— START —

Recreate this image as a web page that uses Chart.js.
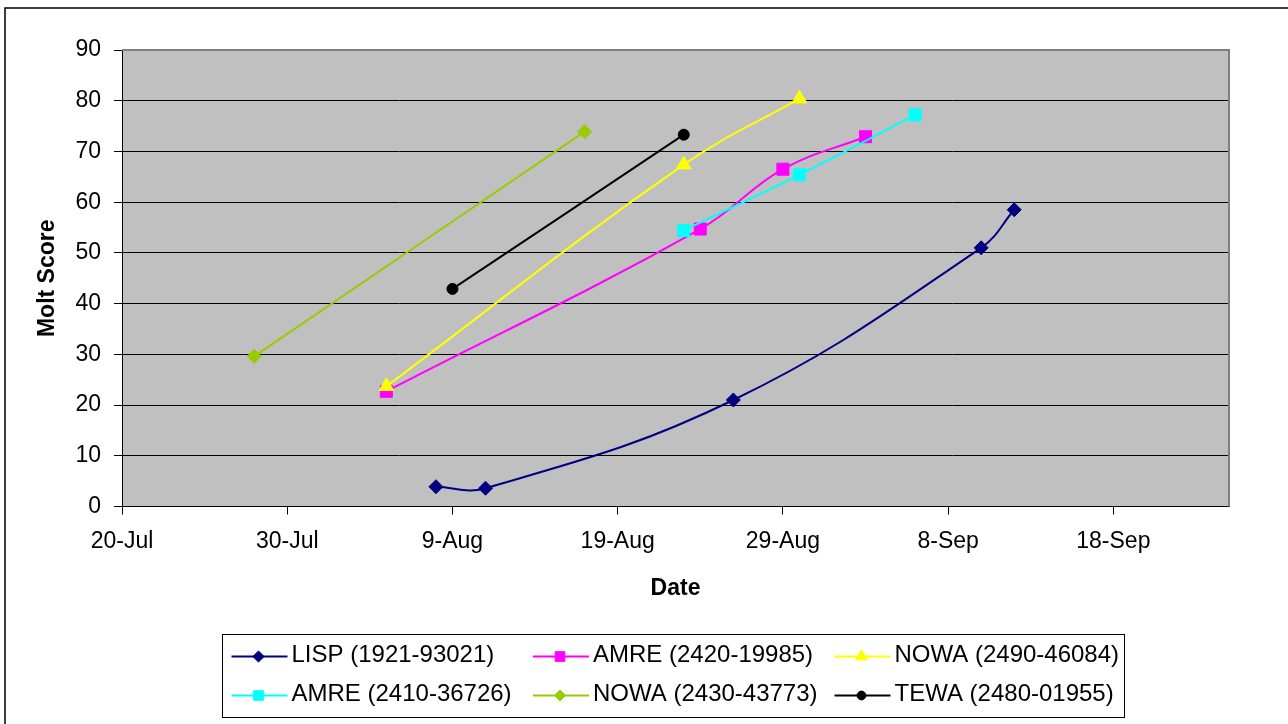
<!DOCTYPE html>
<html>
<head>
<meta charset="utf-8">
<title>Molt Score by Date</title>
<script src="https://cdn.jsdelivr.net/npm/chart.js@4.4.1/dist/chart.umd.min.js"></script>
<style>
  html, body { margin: 0; padding: 0; background: #fff; overflow: hidden; }
  #wrap { width: 1288px; height: 724px; position: relative; }
</style>
</head>
<body>
<div id="wrap"><canvas id="chart" width="1288" height="724"></canvas></div>
<script>
// ---- data ----
const axisStart = '20-Jul';
const axisEnd = '25-Sep';
const tickLabels = ['20-Jul', '30-Jul', '9-Aug', '19-Aug', '29-Aug', '8-Sep', '18-Sep'];
const yTicks = [0, 10, 20, 30, 40, 50, 60, 70, 80, 90];

const seriesNames = [
  'LISP (1921-93021)', 'AMRE (2420-19985)', 'NOWA (2490-46084)',
  'AMRE (2410-36726)', 'NOWA (2430-43773)', 'TEWA (2480-01955)'
];

const lispDates = ['8-Aug', '11-Aug', '26-Aug', '10-Sep', '12-Sep'];
const lispScores = [3.9, 3.6, 21.0, 51.0, 58.5];

const amre2420Dates = ['5-Aug', '24-Aug', '29-Aug', '3-Sep'];
const amre2420Scores = [22.7, 54.7, 66.5, 72.9];

const nowa2490Dates = ['5-Aug', '23-Aug', '30-Aug'];
const nowa2490Scores = [23.7, 67.4, 80.4];

const amre2410Dates = ['23-Aug', '30-Aug', '6-Sep'];
const amre2410Scores = [54.4, 65.4, 77.2];

const nowa2430Dates = ['28-Jul', '17-Aug'];
const nowa2430Scores = [29.6, 73.9];

const tewaDates = ['9-Aug', '23-Aug'];
const tewaScores = [42.9, 73.3];

// ---- helpers ----
const MONTHS = ['Jan','Feb','Mar','Apr','May','Jun','Jul','Aug','Sep','Oct','Nov','Dec'];
const DAY_MS = 86400000;
function toUTC(label) {
  const [d, m] = label.split('-');
  return Date.UTC(2000, MONTHS.indexOf(m), +d);
}
const originMs = toUTC(axisStart);
function dayNumber(label) { return Math.round((toUTC(label) - originMs) / DAY_MS); }
function dayLabel(n) {
  const dt = new Date(originMs + n * DAY_MS);
  return dt.getUTCDate() + '-' + MONTHS[dt.getUTCMonth()];
}
function points(dates, scores) {
  return dates.map((d, i) => ({ x: dayNumber(d), y: scores[i] }));
}

const FONT = '"Liberation Sans", Arial, Helvetica, sans-serif';

const styles = [
  { color: '#000080', pointStyle: 'rectRot', radius: 7 },
  { color: '#FF00FF', pointStyle: 'rect', radius: 8.5 },
  { color: '#FFFF00', pointStyle: 'triangle', radius: 8.5 },
  { color: '#00FFFF', pointStyle: 'rect', radius: 8.5 },
  { color: '#99CC00', pointStyle: 'rectRot', radius: 7 },
  { color: '#000000', pointStyle: 'circle', radius: 5.5 }
];
const seriesData = [
  points(lispDates, lispScores),
  points(amre2420Dates, amre2420Scores),
  points(nowa2490Dates, nowa2490Scores),
  points(amre2410Dates, amre2410Scores),
  points(nowa2430Dates, nowa2430Scores),
  points(tewaDates, tewaScores)
];

const datasets = seriesNames.map((name, i) => ({
  label: name,
  data: seriesData[i],
  borderColor: styles[i].color,
  backgroundColor: styles[i].color,
  borderWidth: 2,
  pointStyle: styles[i].pointStyle,
  pointRadius: styles[i].radius,
  pointHoverRadius: styles[i].radius,
  pointBorderWidth: 1,
  pointBackgroundColor: styles[i].color,
  pointBorderColor: styles[i].color,
  tension: 0.4,
  order: -i
}));

// grey plot background, plot frame, outer frame
const framePlugin = {
  id: 'frames',
  beforeDraw(chart) {
    const { ctx, chartArea: a } = chart;
    ctx.save();
    ctx.fillStyle = '#fff';
    ctx.fillRect(0, 0, chart.width, chart.height);
    ctx.fillStyle = '#C0C0C0';
    ctx.fillRect(a.left, a.top, a.right - a.left, a.bottom - a.top);
    ctx.strokeStyle = '#000';
    ctx.lineWidth = 1.5;
    ctx.strokeRect(5, 8, chart.width + 20, chart.height + 20);
    ctx.restore();
  },
  afterDatasetsDraw(chart) {
    const { ctx, chartArea: a } = chart;
    ctx.save();
    ctx.strokeStyle = '#808080';
    ctx.lineWidth = 2;
    ctx.beginPath();
    ctx.moveTo(a.left, a.top);
    ctx.lineTo(a.right, a.top);
    ctx.lineTo(a.right, a.bottom);
    ctx.stroke();
    ctx.restore();
  }
};

// boxed legend laid out in a 3-column grid
const gridLegendPlugin = {
  id: 'gridLegend',
  afterDraw(chart) {
    const { ctx } = chart;
    const box = { left: 222.5, top: 634.5, right: 1124.5, bottom: 717.5 };
    const colX = [231.5, 533, 834.5];
    const rowY = [656.5, 695.5];
    ctx.save();
    ctx.strokeStyle = '#000';
    ctx.lineWidth = 1;
    ctx.strokeRect(box.left, box.top, box.right - box.left, box.bottom - box.top);
    chart.data.datasets.forEach((ds, i) => {
      const x = colX[i % 3];
      const y = rowY[Math.floor(i / 3)];
      ctx.strokeStyle = ds.borderColor;
      ctx.lineWidth = 2;
      ctx.beginPath();
      ctx.moveTo(x, y);
      ctx.lineTo(x + 56, y);
      ctx.stroke();
      ctx.fillStyle = ds.pointBackgroundColor;
      ctx.strokeStyle = ds.pointBorderColor;
      ctx.lineWidth = 1;
      Chart.helpers.drawPoint(ctx, {
        pointStyle: ds.pointStyle,
        radius: ds.pointRadius * 0.8,
        rotation: 0,
        borderWidth: 1
      }, x + 27, y);
      ctx.fillStyle = '#000';
      ctx.font = '24px ' + FONT;
      ctx.textAlign = 'left';
      ctx.textBaseline = 'middle';
      ctx.fillText(ds.label, x + 60, y - 1);
    });
    ctx.restore();
  }
};

Chart.defaults.color = '#000';
Chart.defaults.font.family = FONT;

new Chart(document.getElementById('chart'), {
  type: 'line',
  data: { datasets },
  options: {
    responsive: false,
    animation: false,
    devicePixelRatio: 1,
    layout: { padding: { left: 0, top: 50, right: 59, bottom: 117.5 } },
    plugins: {
      legend: { display: false },
      tooltip: { enabled: false },
      title: { display: false }
    },
    scales: {
      x: {
        type: 'linear',
        min: dayNumber(axisStart),
        max: dayNumber(axisEnd),
        offset: false,
        afterFit(scale) { scale.height = 100; },
        afterBuildTicks(scale) {
          scale.ticks = tickLabels.map(l => ({ value: dayNumber(l) }));
        },
        ticks: {
          autoSkip: false,
          maxRotation: 0,
          padding: 13,
          font: { size: 23 },
          callback: (v) => dayLabel(v)
        },
        grid: {
          drawOnChartArea: false,
          drawTicks: true,
          tickLength: 8,
          color: '#000',
          lineWidth: 1
        },
        border: { display: true, color: '#000', width: 1 },
        title: {
          display: true,
          text: 'Date',
          font: { size: 23, weight: 'bold' },
          padding: { top: 0, bottom: 3.7 }
        }
      },
      y: {
        min: 0,
        max: 90,
        afterFit(scale) { scale.width = 122; },
        afterBuildTicks(scale) {
          scale.ticks = yTicks.map(v => ({ value: v }));
        },
        ticks: {
          padding: 13,
          font: { size: 23 },
          callback: (v) => String(v)
        },
        grid: {
          drawOnChartArea: true,
          drawTicks: true,
          tickLength: 8,
          color: '#000',
          lineWidth: 1
        },
        border: { display: true, color: '#000', width: 1 },
        title: {
          display: true,
          text: 'Molt Score',
          font: { size: 23, weight: 'bold' },
          padding: { top: 34, bottom: 0 }
        }
      }
    }
  },
  plugins: [framePlugin, gridLegendPlugin]
});
</script>
</body>
</html>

— END —

- Work to do: Starting with the first line of the data above and ending with the line containing "const tewaScores = [42.9, 73.3];", please restate every line exactly, leaving images out.

- Response to the task:
Recreate this image as a web page that uses Chart.js.
<!DOCTYPE html>
<html>
<head>
<meta charset="utf-8">
<title>Molt Score by Date</title>
<script src="https://cdn.jsdelivr.net/npm/chart.js@4.4.1/dist/chart.umd.min.js"></script>
<style>
  html, body { margin: 0; padding: 0; background: #fff; overflow: hidden; }
  #wrap { width: 1288px; height: 724px; position: relative; }
</style>
</head>
<body>
<div id="wrap"><canvas id="chart" width="1288" height="724"></canvas></div>
<script>
// ---- data ----
const axisStart = '20-Jul';
const axisEnd = '25-Sep';
const tickLabels = ['20-Jul', '30-Jul', '9-Aug', '19-Aug', '29-Aug', '8-Sep', '18-Sep'];
const yTicks = [0, 10, 20, 30, 40, 50, 60, 70, 80, 90];

const seriesNames = [
  'LISP (1921-93021)', 'AMRE (2420-19985)', 'NOWA (2490-46084)',
  'AMRE (2410-36726)', 'NOWA (2430-43773)', 'TEWA (2480-01955)'
];

const lispDates = ['8-Aug', '11-Aug', '26-Aug', '10-Sep', '12-Sep'];
const lispScores = [3.9, 3.6, 21.0, 51.0, 58.5];

const amre2420Dates = ['5-Aug', '24-Aug', '29-Aug', '3-Sep'];
const amre2420Scores = [22.7, 54.7, 66.5, 72.9];

const nowa2490Dates = ['5-Aug', '23-Aug', '30-Aug'];
const nowa2490Scores = [23.7, 67.4, 80.4];

const amre2410Dates = ['23-Aug', '30-Aug', '6-Sep'];
const amre2410Scores = [54.4, 65.4, 77.2];

const nowa2430Dates = ['28-Jul', '17-Aug'];
const nowa2430Scores = [29.6, 73.9];

const tewaDates = ['9-Aug', '23-Aug'];
const tewaScores = [42.9, 73.3];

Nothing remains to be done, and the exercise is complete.